One distinguishing feature of a nineteenth-century skier’s equipment was a single pole or staff, six to seven feet long, made of hickory wood. At the pole’s snow end was a spike with a ring of cane and ribbing a few inches up so the pole wouldn’t sink too far into the snow. The pole was used for balance and breaking.
In addition to the “Ottawa cane fitting,” there was the “Ottawa skie” made, naturally, in Ottawa. During the late nineteenth century, the city was the centre for the manufacture of skis, “due to the energy and enterprise of Ottawa sportsmen and businessmen” said the Ottawa Journal. Their promotion of the sport helped the sport’s early rapid growth.
One interesting feature of the new sport was the active participation of women.
In 1894, the Ottawa Journal reported that it won’t be long in all probability before the American girl will go skilobning.” Two years later, a Harvard professor commented that the lives of the women of Norway have been “revolutionized by the ski and snowshoe.”
Here in Ottawa, upper-class women embraced the sport.
The standard feminine skiing apparel consisted of a slightly shortened skirt with bands of red and black on the hem, red mittens, a sash, and a toque that contained a dash of bright colour such as scarlet.
Big ski parties were organized.
In January 1898, the Journal reported that among others, Miss Lemoine, Miss Powell and Miss Blair were out skiing on the hills. (Miss Blair was likely Miss Bessie Blair who was to die tragically in December 1901 when she fell through the ice while skating on the Ottawa River. Mr. Henry Harper, who attempted her rescue, was also to die. The statue of Sir Galahad on Wellington St. in front of the Parliament buildings was erected to honour his heroic sacrifice.)

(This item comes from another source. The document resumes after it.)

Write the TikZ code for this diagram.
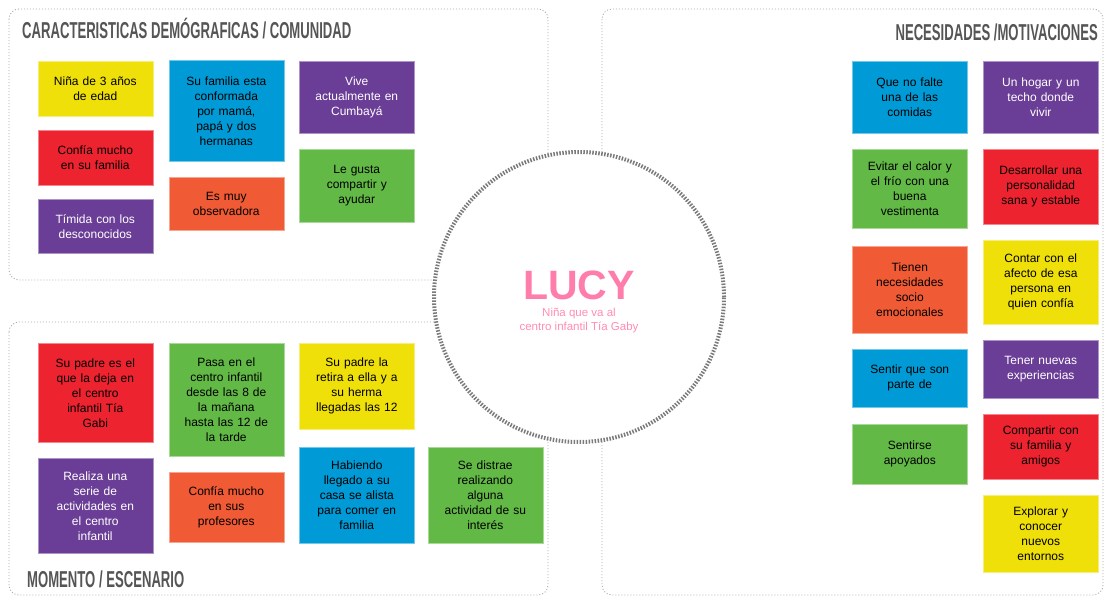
\documentclass[tikz,border=0pt]{standalone}
\usepackage{fontspec}
\setmainfont{Liberation Sans}
\newfontfamily\titlefont[FakeStretch=0.57]{Liberation Sans Bold}
\newfontfamily\cardfont{Liberation Sans}
\definecolor{cyellow}{HTML}{F0E00A}
\definecolor{cblue}{HTML}{009BD6}
\definecolor{cpurple}{HTML}{6A3D96}
\definecolor{cred}{HTML}{EE2330}
\definecolor{corange}{HTML}{F05A35}
\definecolor{cgreen}{HTML}{62B946}
\definecolor{ctitle}{HTML}{555555}
\definecolor{cpink}{HTML}{FF7DAB}
\definecolor{cpinklight}{HTML}{FF8DB6}
\definecolor{cpanel}{HTML}{AAAAAA}
\definecolor{cring}{HTML}{7A7A7A}
\tikzset{
  panel/.style={draw=cpanel, line width=0.9pt, dash pattern=on 1pt off 2pt, rounded corners=10pt},
  card/.style={draw=#1!55!white, line width=0.6pt, fill=#1, anchor=north west,
    minimum width=115pt, text width=112pt, align=center, inner sep=1pt,
    font=\cardfont\fontsize{12pt}{15pt}\selectfont, text=black},
  wcard/.style={card=#1, text=white},
  paneltitle/.style={font=\titlefont\fontsize{23pt}{24pt}\selectfont, text=ctitle, inner sep=0pt},
}
\begin{document}
\begin{tikzpicture}[x=1pt,y=-1pt]
\useasboundingbox (0,0) rectangle (1108,597);
\fill[white] (0,0) rectangle (1108,597);
% panels
\draw[panel] (9,9) rectangle (548,280);
\draw[panel] (9,322) rectangle (548,595);
\draw[panel] (602,9) rectangle (1103,595);
% center circle
\node[circle, fill=white, draw=cring, line width=4pt, dash pattern=on 1.5pt off 1.5pt,
  minimum size=290pt, inner sep=0pt] (ring) at (579,297) {};
\node[anchor=base, font=\bfseries\fontsize{41pt}{41pt}\selectfont, text=cpink, inner sep=0pt] (lucy) at (579,299) {LUCY};
\node[anchor=base, font=\fontsize{11.5pt}{14pt}\selectfont, text=cpinklight, align=center, inner sep=0pt] (sub) at (579,330) {Niña que va al\\centro infantil Tía Gaby};
% titles
\node[paneltitle, anchor=base west] (t1) at (22,38) {CARACTERISTICAS DEMÓGRAFICAS / COMUNIDAD};
\node[paneltitle, anchor=base east] (t2) at (1098,40) {NECESIDADES /MOTIVACIONES};
\node[paneltitle, anchor=base west] (t3) at (27,587) {MOMENTO / ESCENARIO};
% top-left cards
\node[card=cyellow, minimum height=55pt] (a1) at (37.5,61) {Niña de 3 años\\de edad};
\node[card=cred, minimum height=55pt] (a2) at (37.5,130) {Confía mucho\\en su familia};
\node[wcard=cpurple, minimum height=54pt] (a3) at (37.5,199) {Tímida con los\\desconocidos};
\node[card=cblue, minimum height=101pt] (a4) at (168.5,60) {Su familia esta\\conformada\\por mamá,\\papá y dos\\hermanas};
\node[card=corange, minimum height=53pt] (a5) at (168.5,177) {Es muy\\observadora};
\node[wcard=cpurple, minimum height=72pt] (a6) at (299,61) {Vive\\actualmente en\\Cumbayá};
\node[card=cgreen, minimum height=73pt] (a7) at (299,149) {Le gusta\\compartir y\\ayudar};
% bottom-left cards
\node[card=cred, minimum height=99pt] (b1) at (37.5,343) {Su padre es el\\que la deja en\\el centro\\infantil Tía\\Gabi};
\node[wcard=cpurple, minimum height=95pt] (b2) at (37.5,458) {Realiza una\\serie de\\actividades en\\el centro\\infantil};
\node[card=cgreen, minimum height=113pt] (b3) at (168.5,343) {Pasa en el\\centro infantil\\desde las 8 de\\la mañana\\hasta las 12 de\\la tarde};
\node[card=corange, minimum height=70pt] (b4) at (168.5,472) {Confía mucho\\en sus\\profesores};
\node[card=cyellow, minimum height=86pt] (b5) at (299,343) {Su padre la\\retira a ella y a\\su herma\\llegadas las 12};
\node[card=cblue, minimum height=96pt] (b6) at (299,447) {Habiendo\\llegado a su\\casa se alista\\para comer en\\familia};
\node[card=cgreen, minimum height=96pt] (b7) at (427.5,447) {Se distrae\\realizando\\alguna\\actividad de su\\interés};
% right cards col 1
\node[card=cblue, minimum height=72pt] (c1) at (852,61) {Que no falte\\una de las\\comidas};
\node[card=cgreen, minimum height=79pt] (c2) at (852,149) {Evitar el calor y\\el frío con una\\buena\\vestimenta};
\node[card=corange, minimum height=87pt] (c3) at (852,246) {Tienen\\necesidades\\socio\\emocionales};
\node[card=cblue, minimum height=58pt] (c4) at (852,349) {Sentir que son\\parte de};
\node[card=cgreen, minimum height=60pt] (c5) at (852,424) {Sentirse\\apoyados};
% right cards col 2
\node[wcard=cpurple, minimum height=72pt] (d1) at (983,61) {Un hogar y un\\techo donde\\vivir};
\node[card=cred, minimum height=75pt] (d2) at (983,149) {Desarrollar una\\personalidad\\sana y estable};
\node[card=cyellow, minimum height=84pt] (d3) at (983,240) {Contar con el\\afecto de esa\\persona en\\quien confía};
\node[wcard=cpurple, minimum height=58pt] (d4) at (983,340) {Tener nuevas\\experiencias};
\node[card=cred, minimum height=65pt] (d5) at (983,414) {Compartir con\\su familia y\\amigos};
\node[card=cyellow, minimum height=77pt] (d6) at (983,495) {Explorar y\\conocer\\nuevos\\entornos};
\end{tikzpicture}
\end{document}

By the late 1890s, the Gatineau Hills were already luring Ottawa skiers to test their skills on its slopes. Lord Aberdeen hosted a ski party near the small community of Ironside, Quebec in early January 1898. Ironside, which is today a suburb of Gatineau, was located on the west side of the Gatineau River, north of Lac Leamy. Fairy lake, or Lac des Fées, also became a popular skier venue for Ottawa civil servants who established a club house there.
By the time the nineteenth century turned into the twentieth, skiing was well established, and was a big part of Ottawa’s winter life. Lord Frederick Hamilton, who launched the Canadian ski industry, died in 1928 at the age of 71.